Un discorso a sé merita l’accaparramento
di teste da parte degli americani. E’ indubbio che ci fossero menti brillanti,
addirittura geniali, tra gli scienziati tedeschi. Valga per tutti il nome di Werner von Braun, il barone che ebbe un
ruolo determinante nella fabbricazione dei razzi V-2, il volto che comparve
sulla copertina della rivista Time
come progettista del propulsore che portò la missione Apollo sulla luna nel
1969. Si presentava bene, von Braun. Decisamente un bell’uomo con quell’aria
nordica e il portamento aristocratico. Era quasi impossibile vederlo come un
criminale. Eppure, nonostante i giri di parole, le mezze negazioni, von Braun
era perfettamente al corrente della
realtà agghiacciante del campo Dora Mittelbau dove schiavi rimpiazzabili
lavoravano in condizioni disumane per fornire al Führer il numero richiesto della sua
arma letale. Ma questa era la guerra, no? A quanto pare la giustificazione era
buona sia per von Braun sia per la Cia che già aveva preso contatti con alcune
delle personalità più importanti prima della fine della guerra. Ma il problema etico resta: si può
separare la ricerca scientifica dai valori morali?
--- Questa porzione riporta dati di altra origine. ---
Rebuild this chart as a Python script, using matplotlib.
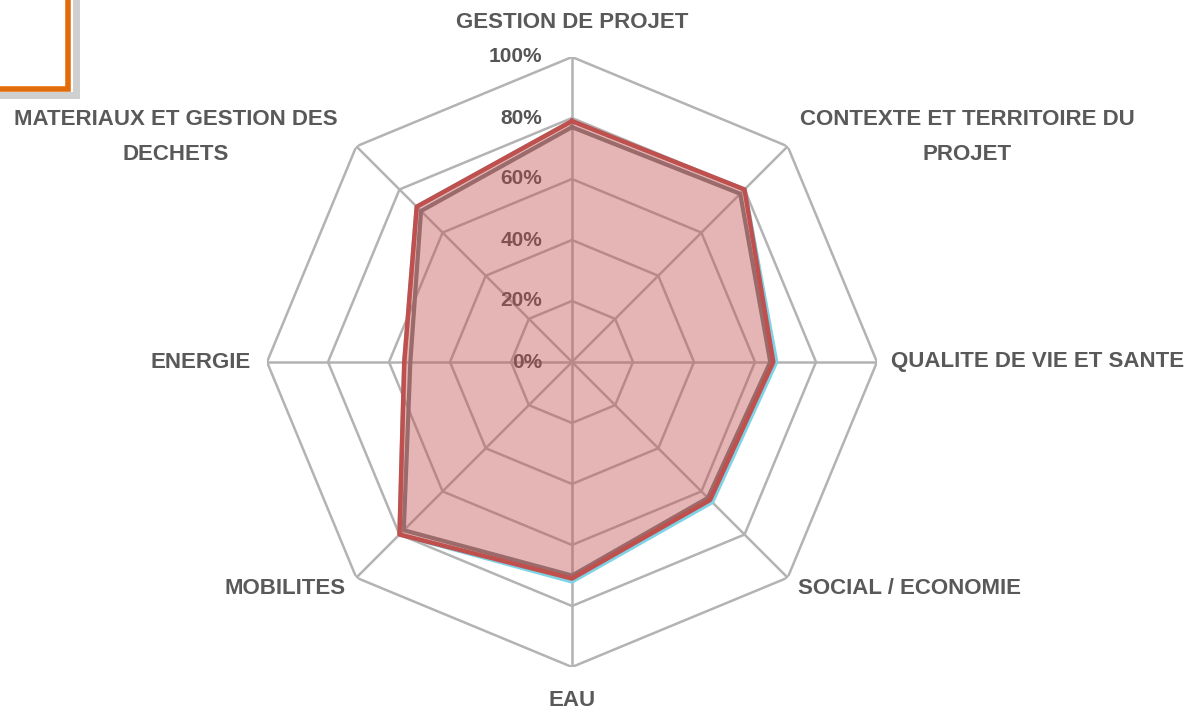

Eric Lichtblau, nella sua disanima di criminali impuniti, di funzionari
conniventi, di processi intentati e della reazione pubblica, cita anche un film
degli anni ‘80 che è venuto in mente anche a me leggendo il suo libro, quando
lo stupore dei figli davanti alla rivelazione del passato dei padri è il segno
più chiaro della perfezione della menzogna di questi. In “Music Box” Jessica
Lang è l’avvocato che difende il padre, immigrato ungherese, dall’accusa
diffamante di aver fatto parte delle Croci Ferrate e di essere responsabile
della morte di molti ebrei. No, suo padre non può aver fatto quelle cose. No,
non lui. Finché trova delle fotografie nascoste in un carillon e la verità è
lì, davanti ai suoi occhi. E, chiudendo il libro di Lichtblau, siamo
sopraffatti da un miscuglio di sentimenti, proviamo orrore e sdegno per i
criminali, ci sentiamo offesi dall’amorale cinismo americano e pieni di compassione per quelli che si sono
presi sulle spalle le colpe dei padri.